-- START Recorded data --

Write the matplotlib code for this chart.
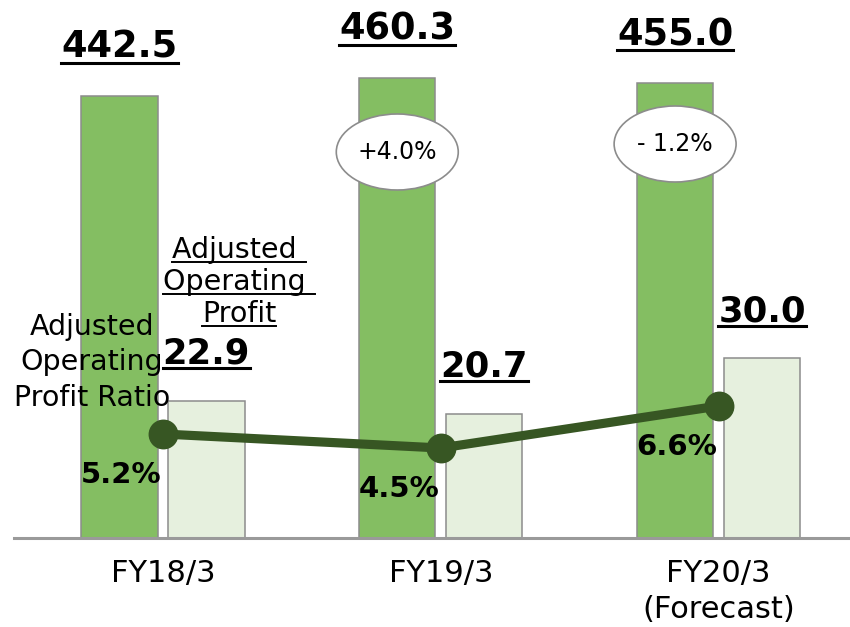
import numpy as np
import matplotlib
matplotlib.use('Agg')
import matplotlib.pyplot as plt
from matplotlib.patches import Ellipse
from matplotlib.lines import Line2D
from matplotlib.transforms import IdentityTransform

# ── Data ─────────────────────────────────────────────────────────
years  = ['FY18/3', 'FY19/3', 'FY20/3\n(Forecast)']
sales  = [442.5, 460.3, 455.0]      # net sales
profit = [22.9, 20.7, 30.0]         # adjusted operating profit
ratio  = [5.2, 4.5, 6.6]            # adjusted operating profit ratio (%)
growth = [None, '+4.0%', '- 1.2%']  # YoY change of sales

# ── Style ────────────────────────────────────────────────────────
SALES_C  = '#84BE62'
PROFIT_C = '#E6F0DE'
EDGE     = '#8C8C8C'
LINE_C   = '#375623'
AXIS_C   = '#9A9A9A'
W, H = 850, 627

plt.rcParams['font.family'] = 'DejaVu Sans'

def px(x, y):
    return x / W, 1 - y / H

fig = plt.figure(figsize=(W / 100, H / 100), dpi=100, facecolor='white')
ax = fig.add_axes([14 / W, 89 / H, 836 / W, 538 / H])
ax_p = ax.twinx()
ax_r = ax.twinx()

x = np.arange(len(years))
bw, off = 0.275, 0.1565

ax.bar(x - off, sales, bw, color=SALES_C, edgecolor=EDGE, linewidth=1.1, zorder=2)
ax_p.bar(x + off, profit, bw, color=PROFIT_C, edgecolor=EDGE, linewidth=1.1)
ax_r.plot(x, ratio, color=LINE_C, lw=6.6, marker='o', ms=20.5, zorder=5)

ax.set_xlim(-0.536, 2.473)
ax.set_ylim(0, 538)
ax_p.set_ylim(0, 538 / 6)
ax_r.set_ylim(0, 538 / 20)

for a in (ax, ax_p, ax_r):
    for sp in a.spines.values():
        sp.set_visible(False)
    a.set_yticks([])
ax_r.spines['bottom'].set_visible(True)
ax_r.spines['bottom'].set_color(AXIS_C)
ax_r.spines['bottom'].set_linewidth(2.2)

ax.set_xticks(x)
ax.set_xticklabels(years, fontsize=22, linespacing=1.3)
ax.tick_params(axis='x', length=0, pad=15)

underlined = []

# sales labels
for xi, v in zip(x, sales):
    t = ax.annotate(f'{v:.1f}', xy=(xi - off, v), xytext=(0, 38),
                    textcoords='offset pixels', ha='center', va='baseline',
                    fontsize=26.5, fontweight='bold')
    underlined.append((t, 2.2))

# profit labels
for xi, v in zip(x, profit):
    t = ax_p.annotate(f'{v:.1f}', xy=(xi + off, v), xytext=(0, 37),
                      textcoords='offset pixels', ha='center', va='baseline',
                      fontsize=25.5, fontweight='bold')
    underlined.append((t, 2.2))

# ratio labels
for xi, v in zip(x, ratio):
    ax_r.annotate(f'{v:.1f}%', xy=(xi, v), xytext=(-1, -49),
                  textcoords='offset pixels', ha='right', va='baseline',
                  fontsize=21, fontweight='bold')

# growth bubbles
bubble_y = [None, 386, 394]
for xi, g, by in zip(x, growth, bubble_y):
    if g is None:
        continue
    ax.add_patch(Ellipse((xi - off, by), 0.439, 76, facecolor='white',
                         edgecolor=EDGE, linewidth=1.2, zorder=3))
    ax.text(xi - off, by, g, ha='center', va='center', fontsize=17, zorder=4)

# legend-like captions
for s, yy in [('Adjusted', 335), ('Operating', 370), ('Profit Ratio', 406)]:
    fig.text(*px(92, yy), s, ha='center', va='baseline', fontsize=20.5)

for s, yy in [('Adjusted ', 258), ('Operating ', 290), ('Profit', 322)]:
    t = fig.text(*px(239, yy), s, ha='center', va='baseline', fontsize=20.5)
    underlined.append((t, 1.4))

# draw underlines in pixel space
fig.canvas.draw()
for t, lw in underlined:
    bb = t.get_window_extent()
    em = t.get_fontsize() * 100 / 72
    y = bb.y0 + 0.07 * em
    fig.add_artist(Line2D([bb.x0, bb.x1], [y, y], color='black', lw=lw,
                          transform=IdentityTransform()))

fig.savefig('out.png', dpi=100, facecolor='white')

-- END Recorded data --

Report all lines of the material that contain the word "matplotlib".

Solved problem →
Write the matplotlib code for this chart.
import matplotlib
matplotlib.use('Agg')
import matplotlib.pyplot as plt
from matplotlib.patches import Ellipse
from matplotlib.lines import Line2D
from matplotlib.transforms import IdentityTransform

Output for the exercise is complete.